Ida menambahkan, pengurangan pesangon diperlukan karena tidak semua pengusaha mampu membayarnya dengan jumlah tinggi. Kompensasi lain yang ditawarkan pemerintah adalah bonus yang bisa mencapai lima kali gaji untuk pekerja aktif, bukan pekerja yang mengalami PHK.
Bonus ini akan diberikan satu kali dalam rentang waktu satu tahun setelah RUU Cipta Kerja disahkan. Bonus ini hanya berlaku untuk karyawan perusahaan besar, bukan perusahaan kecil mikro dan menengah.
Kita harus lihat bagaimana tetap mendapat investasi, tetapi tenaga kerja kita juga dapat keuntungan dari investasi itu.
Ketua Umum Asosiasi Pengusaha Indonesia Hariyadi Sukamdani berharap, RUU Cipta Kerja bisa memuluskan masuknya investasi dan menciptakan banyak lapangan kerja. Terkait keharusan pengusaha memberi bonus bagi karyawan, itu tentu menjadi beban pengusaha.
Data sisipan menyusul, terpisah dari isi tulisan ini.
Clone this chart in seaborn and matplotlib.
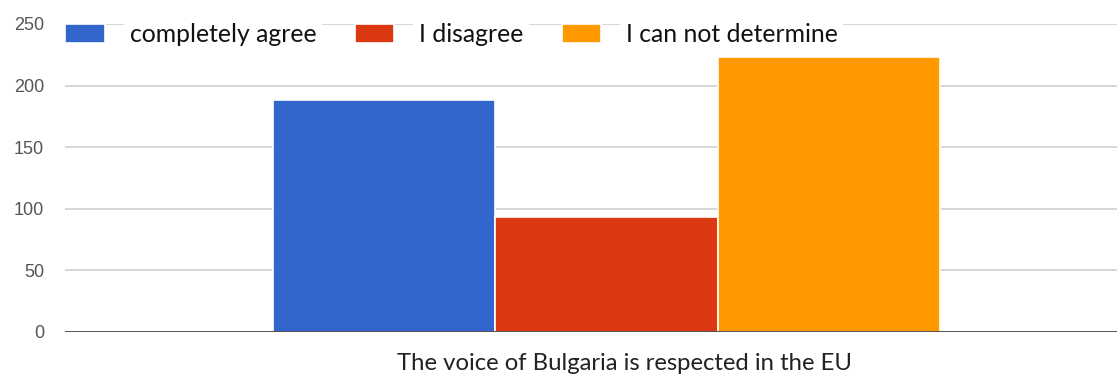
import matplotlib
matplotlib.use("Agg")
import matplotlib.pyplot as plt
import matplotlib.transforms as mtransforms
import seaborn as sns
import pandas as pd

# Survey answers for one statement
question = ["The voice of Bulgaria is respected in the EU"]
answers = ["completely agree", "I disagree", "I can not determine"]
counts = [188, 93, 223]
colors = ["#3366CC", "#DC3912", "#FF9900"]
y_ticks = [0, 50, 100, 150, 200, 250]

df = pd.DataFrame({
    "question": question * len(answers),
    "answer": answers,
    "count": counts,
})

sns.set_theme(style="white")
plt.rcParams["font.family"] = ["Lato", "DejaVu Sans"]

W, H = 1117, 377
fig = plt.figure(figsize=(W / 100, H / 100), dpi=100)
ax = fig.add_axes([65 / W, 1 - 332 / H, 1 - 65 / W, (332 - 24) / H])

sns.barplot(data=df, x="question", y="count", hue="answer",
            hue_order=answers, palette=colors, width=0.8,
            edgecolor="white", linewidth=1.2, saturation=1,
            ax=ax, zorder=3)

ax.set_xlim(-0.649, 0.612)
ax.set_ylim(0, 250)
ax.set_yticks(y_ticks)
ax.set_yticklabels([str(v) for v in y_ticks], family="Liberation Sans",
                   fontsize=13, color="#555555")
ax.tick_params(axis="y", length=0, pad=15)
ax.tick_params(axis="x", length=0, pad=15, labelsize=17.2, labelcolor="#222222")
# category label sits a little right of the bar group
shift = mtransforms.ScaledTranslation(18 / 100, 0, fig.dpi_scale_trans)
for lbl in ax.get_xticklabels():
    lbl.set_transform(lbl.get_transform() + shift)
ax.set_xlabel("")
ax.set_ylabel("")

for v in y_ticks[1:]:
    ax.axhline(v, color="#D0D0D0", lw=1.2, zorder=1)
ax.axhline(0, color="#444444", lw=2, zorder=4)
for s in ax.spines.values():
    s.set_visible(False)

handles, labels = ax.get_legend_handles_labels()
ax.get_legend().remove()
leg = fig.legend(handles, labels, loc="upper left",
                 bbox_to_anchor=(48 / W, 1 - 6 / H), ncol=3, frameon=False,
                 fontsize=17.8, handlelength=1.6, handleheight=0.8,
                 handletextpad=1.0, columnspacing=1.55, borderpad=0.2)
for t in leg.get_texts():
    t.set_color("#111111")
    t.set_bbox(dict(facecolor="white", edgecolor="none", pad=4))

fig.savefig("out.png", dpi=100)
Oleh karena itu, pemerintah diharapkan bisa menyeimbangkan antara kepentingan pekerja dan pengusaha. ”Selama ini tidak semua perusahaan sanggup memenuhi ketentuan upah dan pesangon di UU Ketenagakerjaan,” ujarnya.
Saat menemui wakil buruh, Wakil Ketua DPR Rachmat Gobel berjanji, DPR memprioritaskan aspek kesejahteraan pekerja dalam pembahasan RUU Cipta Kerja. ”Kita harus lihat bagaimana tetap mendapat investasi, tetapi tenaga kerja kita juga dapat keuntungan dari investasi itu,” katanya.